Department of Physics Research Projects
Experimental Surface Chemical Physics - Ken Park, Zhenrong Zhang
The research program aims to understand how the nanometer-scaled local structure of metal supported oxide nanocatalysts influences the photo-conversion
of CO2 with H2O to methane and methanol fuels. The approach will be to 1) synthesize ordered oxide (ZrOx and TiOx) nanostructures and ultrathin films
on the metal single crystal surfaces, and 2) follow the thermally and photo- activated surface reaction processes (adsorption, dissociation, diffusion
and orientation dynamics) of molecular species (reactant molecules, possible intermediates and product molecules) on these oxides. In situ scanning
tunneling microscopy (STM) coupled with other spectroscopic tools (AES, XPS, TPS and RAIRS) will be used to ascertain fundamental issues such as a) the
site-specific elementary reaction pathways, b) charge transfer processes at the metal/oxide interface, c) detailed reaction material and structural
sensitivities, and d) the interplay between thermal and non-thermal processes.
Experimental Condensed Matter Physics - Dr. Linda Olafsen
Dr. Linda Olafsen's research focuses on the optical and electronic properties of semiconductor heterostructures, particularly those which are antimonide-based
and may be layered for emission and absorption in the mid-infrared portion of the electromagnetic spectrum. These "wave-function engineering" devices have
within their structures elaborate combinations of finite quantum wells and tunneling barriers, making them very practical applications of introductory quantum
mechanics. The target wavelength range is between 3 and 5 μm, and these wavelengths are important for countermeasures and for developing chemical sensors that
are at least 100 times more sensitive than those operating in the near-infrared. Her laboratory has a unique capability for tuning the near-infrared optical
pumping wavelength using an optical parametric oscillator, and she is working to more directly connect optical pumping and electrical injection experiments in
the development of mid-infrared devices.
Experimental High Energy Physics - Jay R. Dittmann & Kenichi Hatakeyama
The Experimental High Energy Physics group at Baylor is engaged in elementary particle physics research at the European
Organization for Nuclear Research (CERN) in Geneva, Switzerland and the Fermi National Accelerator Laboratory (Fermilab)

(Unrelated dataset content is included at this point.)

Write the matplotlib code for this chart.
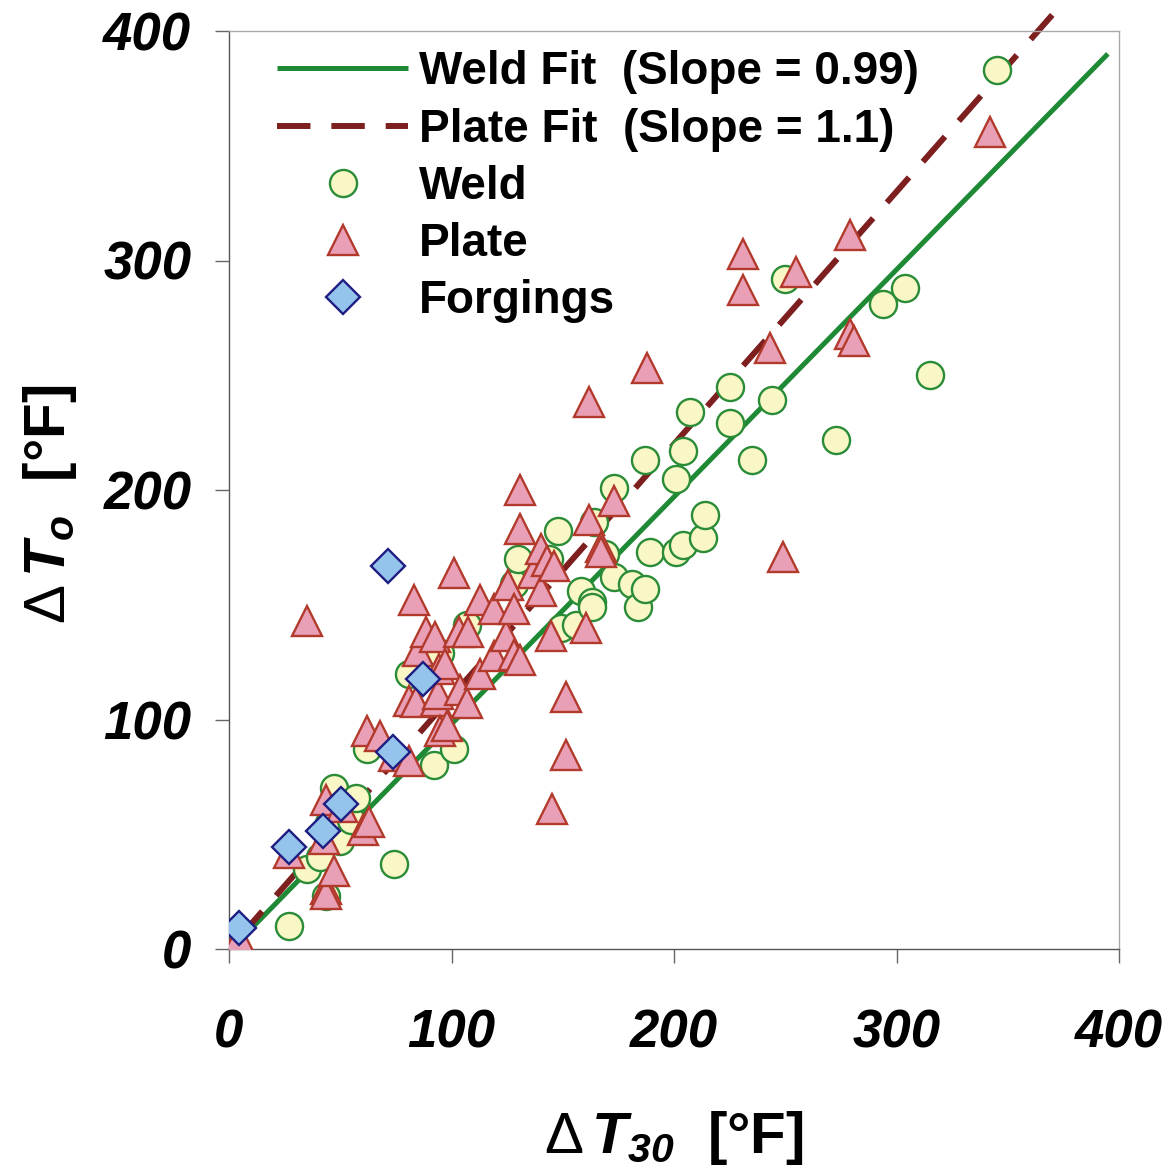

in Batavia, Illinois. At CERN, protons are accelerated to nearly the speed of light by the Large Hadron Collider, the
most powerful particle accelerator in the world. Beams of protons collide at the center of the several massive detectors,
and data recorded from these energetic collisions help physicists to identify the properties of the elementary particles
that make up the universe. REU students who join Baylor's High Energy Physics group during the summer will have an
opportunity to learn the fundamentals of high energy physics research by analyzing data from the CMS detector. You'll
learn the answer to questions like: How does a particle accelerator work? What happens when protons collide? How do
physicists detect particles that emerge from proton-proton collisions? At Baylor, you'll have the opportunity to analyze
actual data from particle collisions or to create software that is useful for the operation of the CMS detector.
This project is especially well suited to students who are skilled with computers and have some experience with C++ or java.